Jeff Hooker

Personal information
- Date of birth: March 21, 1965 (age 61)
- Place of birth: United States
- Height: 6 ft 0 in (1.83 m)
- Position: Forward

College career
- Years: Team / Apps / (Gls)
- 1983–1987: UCLA Bruins

Senior career*
- Years: Team / Apps / (Gls)
- 1986: San Diego Nomads
- 1988–1989: Los Angeles Heat
- 1991–1995: Colorado Foxes
- 1997: Colorado Foxes / 3 / (0)

International career
- 1983: United States U-20 / 3 / (1)
- 1984–1987: United States / 12 / (1)

Managerial career
- 1996–1997: Denver Pioneers men
- 1992–2022: Denver Pioneers women

= Jeff Hooker =

American soccer player and coach

Jeff Hooker (born March 21, 1965) is a retired U.S. soccer forward who coached the University of Denver women's soccer team. Hooker earned twelve caps, scoring one goal, with the U.S. national team between 1984 and 1987 and was a member of the 1984 U.S. Olympic soccer team. He played professionally in the Western Soccer Alliance and American Professional Soccer League.

==Playing==

===High school and college===
Hooker attended Walnut High School in Walnut, California where he played on the school's boys soccer team. He is tied for fifth on the California state high school list for most assists in a season (44 assists in 1982–1983). Hooker attended and played soccer at UCLA for three seasons between 1983 and 1987. He played as a freshman, but redshirted the 1984 season to play for the U.S. in the 1984 Summer Olympics. He was injured in 1985 while playing with the national team and did not play for UCLA during the school's run to the NCAA championship. He finally got back on the field for UCLA in 1986. In 1987, he played his last season for UCLA, but did not complete his bachelor's degree until 1992. Over his three seasons with the Bruins, Hooker played in 51 games, scoring 20 goals and assisting on 11 other.

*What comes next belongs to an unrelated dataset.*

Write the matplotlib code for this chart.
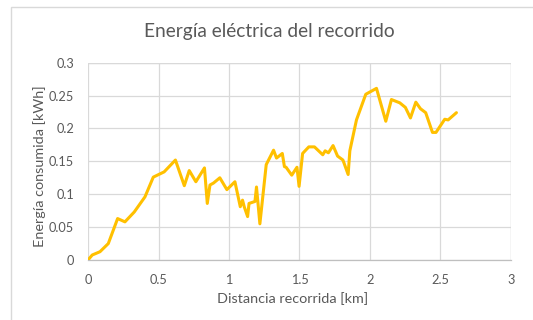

===National and Olympic teams===
Hooker's reputation at the high school level led to his selection for the U.S. U-20 national team at the 1983 FIFA World Youth Championship in Mexico. He scored in his first game in that tournament, a 2–3 loss to Uruguay and earned three junior national team caps. He also represented the U.S. at the 1983 Pan American Games.

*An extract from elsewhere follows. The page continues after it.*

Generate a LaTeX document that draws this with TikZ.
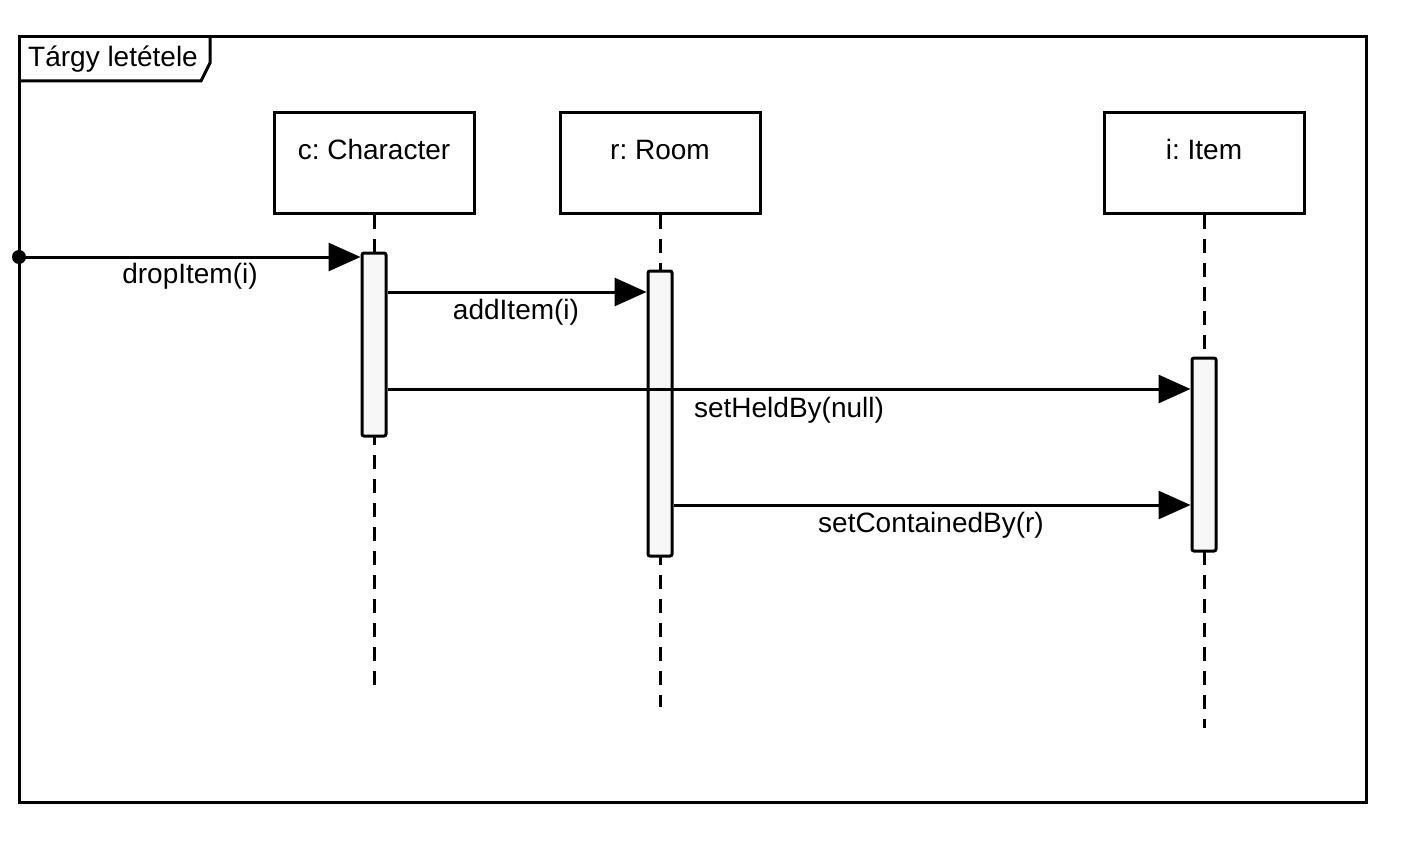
\documentclass[tikz,border=0pt]{standalone}
\usepackage{fontspec}
\setmainfont{Liberation Sans}
\usetikzlibrary{arrows.meta}
\frenchspacing
\begin{document}
\begin{tikzpicture}[x=1pt,y=-1pt,
  lw/.style={line width=3pt},
  head/.style={draw,lw,minimum width=200pt,minimum height=100pt,inner sep=0pt},
  act/.style={draw,lw,fill=black!3,minimum width=24pt,inner sep=0pt,rounded corners=2pt},
  lifeline/.style={lw,dash pattern=on 14pt off 10pt},
  msg/.style={lw,-{Triangle[length=32pt,width=28pt]}},
  lbl/.style={font=\fontsize{28}{34}\selectfont\frenchspacing,inner sep=0pt}]
\useasboundingbox (0,0) rectangle (1406,856);
% frame
\draw[lw] (19,37) rectangle (1366,802);
\draw[lw] (19,81) -- (201,81) -- (210,63) -- (210,37);
\node[lbl,anchor=west] (title) at (28,59) {Tárgy letétele};
% heads
\node[head] (hC) at (374,163) {};
\node[head] (hR) at (660,163) {};
\node[head] (hI) at (1204,163) {};
\node[lbl,anchor=base] (tC) at (374,160) {c: Character};
\node[lbl,anchor=base] (tR) at (660,160) {r: Room};
\node[lbl,anchor=base] (tI) at (1204,160) {i: Item};
% lifeline ends
\coordinate (eC) at (374,693);
\coordinate (eR) at (660,707);
\coordinate (eI) at (1204,728);
\draw[lifeline] (hC.south) -- (eC);
\draw[lifeline] (hR.south) -- (eR);
\draw[lifeline] (hI.south) -- (eI);
% activations
\node[act,minimum height=183pt] (aC) at (374,344.5) {};
\node[act,minimum height=285pt] (aR) at (660,413.5) {};
\node[act,minimum height=193pt] (aI) at (1204,454.5) {};
% messages
\coordinate (start) at (19,257);
\fill (start) circle (7pt);
\coordinate (m2) at (0,292);
\coordinate (m3) at (0,389);
\coordinate (m4) at (0,505);
\draw[msg] (start) -- (aC.west |- start);
\draw[msg] (aC.east |- m2) -- (aR.west |- m2);
\draw[msg] (aC.east |- m3) -- (aI.west |- m3);
\draw[msg] (aR.east |- m4) -- (aI.west |- m4);
\node[lbl] (l1) at (190,276) {dropItem(i)};
\node[lbl] (l2) at (516,312) {addItem(i)};
\node[lbl] (l3) at (789,410) {setHeldBy(null)};
\node[lbl] (l4) at (931,525) {setContainedBy(r)};
\end{tikzpicture}
\end{document}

Hooker earned his first cap with the U.S. national team in an October 9, 1984 victory over El Salvador. That day, both he and fellow rookie Jacques LaDouceur became one of the few first game tandems to score in a game, which the U.S. won 3–1. Hooker also played thirteen games for the U.S. B-Team which at the time formed the core of the U.S. Olympic Team, World University Team and Pan American Team.

===Professional===
In 1986, Hooker played a single season as a forward with the San Diego Nomads of the Western Soccer Alliance (WSA) during the collegiate off-season. After leaving UCLA, he went on to play for the Los Angeles Heat of the WSA in 1988 and 1989. His second season with the team saw him rise to sixth on the alliance's points list with 19 on 7 goals and 5 assists. He was also named to the WSA First Team All Star team.

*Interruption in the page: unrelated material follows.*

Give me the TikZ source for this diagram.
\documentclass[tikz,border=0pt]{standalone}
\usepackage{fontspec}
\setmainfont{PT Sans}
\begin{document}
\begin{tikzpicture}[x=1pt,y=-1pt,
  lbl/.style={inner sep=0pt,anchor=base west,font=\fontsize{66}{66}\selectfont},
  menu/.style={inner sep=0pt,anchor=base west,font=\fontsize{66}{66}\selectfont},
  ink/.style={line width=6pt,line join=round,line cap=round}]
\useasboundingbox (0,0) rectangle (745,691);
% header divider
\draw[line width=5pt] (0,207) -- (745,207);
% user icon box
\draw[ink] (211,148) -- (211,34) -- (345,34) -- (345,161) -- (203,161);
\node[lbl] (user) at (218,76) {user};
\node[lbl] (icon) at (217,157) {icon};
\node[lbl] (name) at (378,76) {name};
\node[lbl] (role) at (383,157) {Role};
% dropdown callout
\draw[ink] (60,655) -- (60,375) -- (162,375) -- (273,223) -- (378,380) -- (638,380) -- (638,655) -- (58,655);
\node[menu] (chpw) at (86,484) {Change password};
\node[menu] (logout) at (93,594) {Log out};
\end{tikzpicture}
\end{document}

In 1991, he joined the Colorado Foxes of the American Professional Soccer League, which was formed by the merger of the Western Soccer Alliance and the American Soccer League in 1990. Hooker remained with the Foxes during its glory years of 1991 to 1995. The team consistently finished towards the top of the league's rankings and took the championship in 1992 and 1993. In 1991, Hooker played 19 games (starting 17) and scored 3 goals. In 1992, he played only 7 games, scoring 2 goals in the regular season. However, in the Professional Cup, he scored two goals with one coming in the Foxes 4–1 victory over the Tampa Bay Rowdies. In 1995, he scored 7 goals. There are no records for his other seasons with the Foxes.

==Coaching==
In 1992, besides playing professionally with the Colorado Foxes, Hooker became head coach of the University of Denver women's soccer team, guiding them to a Colorado Athletic Conference championship. In 2002 and 2003, Hooker was named the Sun Belt Conference coach of the year. In 1996 and 1997, he also served as the school's men's soccer coach. During those two seasons, he compiled a 20–12–4 record.